What this task involves:
Write out again exactly the lines from the one containing "Rebuild this diagram" through the one containing "end angle=30, radius=7];", both included, and omit the pictures.

Provided records:
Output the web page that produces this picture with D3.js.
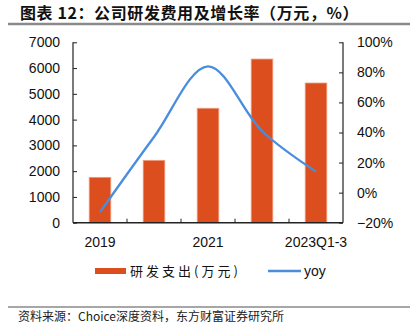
<!DOCTYPE html>
<html><head><meta charset="utf-8">
<script src="https://cdn.jsdelivr.net/npm/d3@7"></script>
<style>body{margin:0;background:#fff}svg{display:block}</style>
</head><body>
<script>
const categories = ["2019", "2020", "2021", "2022", "2023Q1-3"];
const rdSpend = [1760, 2420, 4440, 6350, 5420];
const yoy = [-13, 37, 84, 41, 14];
const leftTicks = [0, 1000, 2000, 3000, 4000, 5000, 6000, 7000];
const rightTicks = [-20, 0, 20, 40, 60, 80, 100];
const shownLabels = ["2019", "2021", "2023Q1-3"];
const title = "图表 12：公司研发费用及增长率（万元，%）";
const source = "资料来源：Choice深度资料，东方财富证券研究所";
const legendBar = "研发支出(万元)";
const legendLine = "yoy";

const W = 410, H = 335;
const svg = d3.select("body").append("svg").attr("width", W).attr("height", H);
const plot = {l: 73, r: 343, t: 42.3, b: 222.7};

svg.append("text").attr("x", 20).attr("y", 19).text(title)
  .attr("font-family", "Noto Sans CJK SC").attr("font-weight", "bold").attr("font-size", 16)
  .attr("letter-spacing", 0.6).attr("fill", "#111");
svg.append("line").attr("x1", 8).attr("x2", 410).attr("y1", 24).attr("y2", 24).attr("stroke", "#8a8a8a").attr("stroke-width", 2.5);
svg.append("line").attr("x1", 8).attr("x2", 410).attr("y1", 307).attr("y2", 307).attr("stroke", "#8a8a8a").attr("stroke-width", 1.5);
svg.append("text").attr("x", 18).attr("y", 321).text(source)
  .attr("font-family", "Noto Sans CJK SC").attr("font-size", 12).attr("fill", "#222");

const x = d3.scaleBand().domain(categories).range([plot.l, plot.r]).paddingInner(0.6).paddingOuter(0.3);
const yL = d3.scaleLinear().domain([0, 7000]).range([plot.b, plot.t]);
const yR = d3.scaleLinear().domain([-20, 100]).range([plot.b, plot.t]);

const g = svg.append("g");
g.selectAll("rect.bar").data(rdSpend).join("rect").attr("class", "bar")
  .attr("x", (d, i) => x(categories[i])).attr("width", x.bandwidth())
  .attr("y", d => yL(d)).attr("height", d => yL(0) - yL(d))
  .attr("fill", "#DD4E1E").attr("stroke", "#F09A7E").attr("stroke-width", 0.8);

const font = "Liberation Sans, Arial, sans-serif";
const la = svg.append("g").attr("transform", `translate(${plot.l},0)`)
  .call(d3.axisLeft(yL).tickValues(leftTicks).tickSize(-4).tickPadding(13).tickFormat(d3.format("d")));
const ra = svg.append("g").attr("transform", `translate(${plot.r},0)`)
  .call(d3.axisRight(yR).tickValues(rightTicks).tickSize(-4).tickPadding(14).tickFormat(d => d + "%"));
[la, ra].forEach(a => {
  a.select(".domain").attr("stroke", "#222").attr("stroke-width", 1.2).attr("d", `M0,${plot.t}V${plot.b}`);
  a.selectAll(".tick line").attr("stroke", "#222");
  a.selectAll("text").attr("font-family", font).attr("font-size", 14).attr("fill", "#111");
});
ra.selectAll("text").text(d => d < 0 ? "\u2212" + Math.abs(d) + "%" : d + "%");

const step = x.step();
const ba = svg.append("g").attr("transform", `translate(0,${plot.b})`);
ba.append("line").attr("x1", plot.l).attr("x2", plot.r).attr("stroke", "#222").attr("stroke-width", 1.5);
ba.selectAll("line.tk").data(categories.slice(1)).join("line").attr("class", "tk")
  .attr("x1", d => x(d) - x.paddingInner() * step / 2).attr("x2", d => x(d) - x.paddingInner() * step / 2)
  .attr("y1", 0).attr("y2", -4).attr("stroke", "#222");
ba.selectAll("text").data(shownLabels).join("text")
  .attr("x", d => x(d) + x.bandwidth() / 2).attr("y", 24).attr("text-anchor", "middle")
  .attr("font-family", font).attr("font-size", 14).attr("fill", "#111").text(d => d);

const line = d3.line().x((d, i) => x(categories[i]) + x.bandwidth() / 2).y(d => yR(d)).curve(d3.curveCatmullRom.alpha(0.5));
svg.append("path").datum(yoy).attr("d", line).attr("fill", "none").attr("stroke", "#4A8DDC").attr("stroke-width", 2.3);

svg.append("rect").attr("x", 95).attr("y", 268).attr("width", 31).attr("height", 6).attr("fill", "#DD4E1E");
svg.append("text").attr("x", 130).attr("y", 276).text(legendBar).attr("font-family", "Noto Sans CJK SC")
  .attr("font-size", 13).attr("letter-spacing", 3).attr("fill", "#111");
svg.append("line").attr("x1", 268).attr("x2", 301).attr("y1", 271).attr("y2", 271).attr("stroke", "#4A8DDC").attr("stroke-width", 2.3);
svg.append("text").attr("x", 304).attr("y", 276).text(legendLine).attr("font-family", font).attr("font-size", 14).attr("fill", "#111");
</script>
</body></html>
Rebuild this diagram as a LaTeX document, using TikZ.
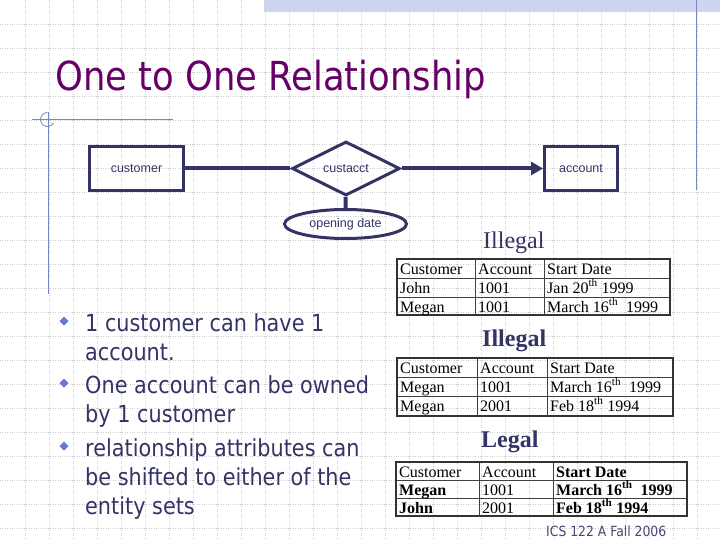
\documentclass[tikz,border=0pt]{standalone}
\usepackage{fontspec}
\setmainfont{Liberation Serif}
\newfontfamily\slidefont[FakeStretch=0.885]{DejaVu Sans}
\newfontfamily\erfont{Liberation Sans}
\usetikzlibrary{shapes.geometric,arrows.meta}

\definecolor{navy}{RGB}{51,51,102}
\definecolor{titlec}{RGB}{102,0,102}
\definecolor{bulletc}{RGB}{102,119,221}
\definecolor{decoc}{RGB}{120,135,190}
\definecolor{bandc}{RGB}{205,214,238}
\definecolor{gridc}{RGB}{205,205,205}
\definecolor{footc}{RGB}{70,70,115}

\tikzset{
  entity/.style={draw=navy, line width=3pt, minimum height=44pt, inner sep=0pt,
    text=navy, font=\erfont\fontsize{12.5}{14}\selectfont},
  relship/.style={entity, diamond, minimum width=108pt, minimum height=37pt},
  attrib/.style={entity, ellipse, minimum width=122pt, minimum height=29pt},
  erline/.style={navy, line width=4pt},
  cell/.style={anchor=base west, inner sep=0pt, font=\fontsize{16}{17}\selectfont},
  tabframe/.style={draw=black!80, line width=1.6pt},
  tabgrid/.style={black!75, line width=0.9pt},
  verdict/.style={anchor=base west, inner sep=0pt, text=navy, font=\fontsize{24}{26}\selectfont},
  verdictbold/.style={verdict, font=\fontsize{24}{26}\selectfont\bfseries},
  bullettext/.style={anchor=base west, inner sep=0pt, align=left, text=navy,
    font=\slidefont\fontsize{23.5}{29}\selectfont}
}

\begin{document}
\begin{tikzpicture}[x=1pt, y=-1pt]
  \useasboundingbox (0,0) rectangle (720,540);

  % Lưới nền
  \foreach \i in {1,...,29} \draw[gridc, dotted] ({0.7+24*\i},0) -- ({0.7+24*\i},540);
  \foreach \j in {1,...,22} \draw[gridc, dotted] (0,{24*\j}) -- (720,{24*\j});

  % Trang trí
  \fill[bandc] (264,0) rectangle (720,12);
  \draw[decoc, line width=1pt] (696.5,0) -- (696.5,190);
  \draw[decoc, line width=1pt] (48,112) -- (48,294);
  \draw[decoc, line width=1pt] (32,120) -- (173,120);
  \draw[decoc, line width=0.8pt] (47.5,119.5) ++(270:7) arc[start angle=270, end angle=30, radius=7];

  % Tiêu đề
  \node[anchor=base west, inner sep=0pt, text=titlec, font=\slidefont\fontsize{40}{44}\selectfont]
    (title) at (55,91) {One to One Relationship};

  % Sơ đồ ER
  \node[entity, minimum width=94pt] (customer) at (136.5,168.5) {customer};
  \node[entity, minimum width=73pt] (account) at (581,168.5) {account};
  \node[relship] (custacct) at (346,168.5) {custacct};
  \node[attrib] (opendate) at (345.5,224) {opening date};

  \draw[erline] (customer) -- (custacct);
  \draw[erline, -{Triangle[length=12pt, width=13pt]}] (custacct) -- (account);
  \draw[erline] (custacct) -- (opendate);

  % Gạch đầu dòng (base = dòng cuối)
  \foreach \y in {321,383,446}
    \fill[bulletc] (64,\y) ++(0,-4.5) -- ++(4.5,4.5) -- ++(-4.5,4.5) -- ++(-4.5,-4.5) -- cycle;
  \node[bullettext] (b1) at (85,360) {1 customer can have 1\\account.};
  \node[bullettext] (b2) at (85,422) {One account can be owned\\by 1 customer};
  \node[bullettext] (b3) at (85,514) {relationship attributes can\\be shifted to either of the\\entity sets};

  % Bảng 1
  \node[verdict] (ill1) at (483,248) {Illegal};
  \draw[tabframe] (397,259) rectangle (670,315);
  \foreach \y in {278,297} \draw[tabgrid] (397,\y) -- (670,\y);
  \foreach \x in {475,544} \draw[tabgrid] (\x,259) -- (\x,315);
  \foreach \x/\y/\t [count=\n] in {
      400/274/Customer, 478/274/Account, 547/274/Start Date,
      400/293/John, 478/293/1001, 547/293/Jan 20\textsuperscript{th} 1999,
      400/312/Megan, 478/312/1001, 547/312/March 16\textsuperscript{th}\ \ 1999}
    \node[cell] (ta\n) at (\x,\y) {\t};

  % Bảng 2
  \node[verdictbold] (ill2) at (482,346) {Illegal};
  \draw[tabframe] (397,358) rectangle (673,416);
  \foreach \y in {377,396} \draw[tabgrid] (397,\y) -- (673,\y);
  \foreach \x in {477,547} \draw[tabgrid] (\x,358) -- (\x,416);
  \foreach \x/\y/\t [count=\n] in {
      400/373/Customer, 480/373/Account, 550/373/Start Date,
      400/392/Megan, 480/392/1001, 550/392/March 16\textsuperscript{th}\ \ 1999,
      400/411/Megan, 480/411/2001, 550/411/Feb 18\textsuperscript{th} 1994}
    \node[cell] (tb\n) at (\x,\y) {\t};

  % Bảng 3
  \node[verdictbold] (leg3) at (481,447) {Legal};
  \draw[tabframe] (396,462) rectangle (687,516);
  \foreach \y in {480,498} \draw[tabgrid] (396,\y) -- (687,\y);
  \foreach \x in {479,553} \draw[tabgrid] (\x,462) -- (\x,516);
  \foreach \x/\y/\t [count=\n] in {
      399/477/Customer, 482/477/Account, 556/477/\textbf{Start Date},
      399/495/\textbf{Megan}, 482/495/1001, 556/495/\textbf{March 16\textsuperscript{th}\ \ 1999},
      399/513/\textbf{John}, 482/513/2001, 556/513/\textbf{Feb 18\textsuperscript{th} 1994}}
    \node[cell] (tc\n) at (\x,\y) {\t};

  % Chân trang
  \node[anchor=base west, inner sep=0pt, text=footc, font=\slidefont\fontsize{14}{16}\selectfont]
    (foot) at (546,536) {ICS 122 A Fall 2006};
\end{tikzpicture}
\end{document}
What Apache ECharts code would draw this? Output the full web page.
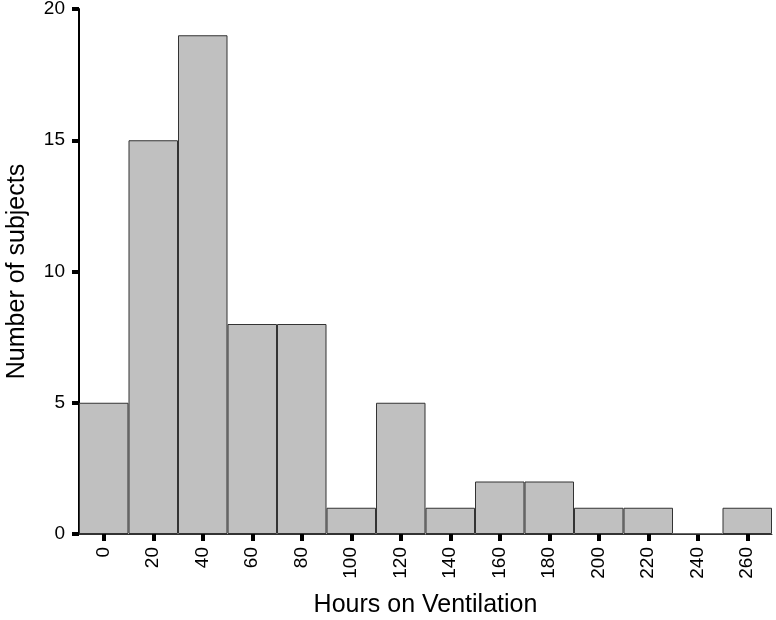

Complete answer:
Rebuild this diagram as a LaTeX document, using TikZ.
\documentclass[tikz,border=0pt]{standalone}
\usepackage{fontspec}
\setmainfont{Liberation Serif}
\newfontfamily\slidefont[FakeStretch=0.885]{DejaVu Sans}
\newfontfamily\erfont{Liberation Sans}
\usetikzlibrary{shapes.geometric,arrows.meta}

\definecolor{navy}{RGB}{51,51,102}
\definecolor{titlec}{RGB}{102,0,102}
\definecolor{bulletc}{RGB}{102,119,221}
\definecolor{decoc}{RGB}{120,135,190}
\definecolor{bandc}{RGB}{205,214,238}
\definecolor{gridc}{RGB}{205,205,205}
\definecolor{footc}{RGB}{70,70,115}

\tikzset{
  entity/.style={draw=navy, line width=3pt, minimum height=44pt, inner sep=0pt,
    text=navy, font=\erfont\fontsize{12.5}{14}\selectfont},
  relship/.style={entity, diamond, minimum width=108pt, minimum height=37pt},
  attrib/.style={entity, ellipse, minimum width=122pt, minimum height=29pt},
  erline/.style={navy, line width=4pt},
  cell/.style={anchor=base west, inner sep=0pt, font=\fontsize{16}{17}\selectfont},
  tabframe/.style={draw=black!80, line width=1.6pt},
  tabgrid/.style={black!75, line width=0.9pt},
  verdict/.style={anchor=base west, inner sep=0pt, text=navy, font=\fontsize{24}{26}\selectfont},
  verdictbold/.style={verdict, font=\fontsize{24}{26}\selectfont\bfseries},
  bullettext/.style={anchor=base west, inner sep=0pt, align=left, text=navy,
    font=\slidefont\fontsize{23.5}{29}\selectfont}
}

\begin{document}
\begin{tikzpicture}[x=1pt, y=-1pt]
  \useasboundingbox (0,0) rectangle (720,540);

  % Lưới nền
  \foreach \i in {1,...,29} \draw[gridc, dotted] ({0.7+24*\i},0) -- ({0.7+24*\i},540);
  \foreach \j in {1,...,22} \draw[gridc, dotted] (0,{24*\j}) -- (720,{24*\j});

  % Trang trí
  \fill[bandc] (264,0) rectangle (720,12);
  \draw[decoc, line width=1pt] (696.5,0) -- (696.5,190);
  \draw[decoc, line width=1pt] (48,112) -- (48,294);
  \draw[decoc, line width=1pt] (32,120) -- (173,120);
  \draw[decoc, line width=0.8pt] (47.5,119.5) ++(270:7) arc[start angle=270, end angle=30, radius=7];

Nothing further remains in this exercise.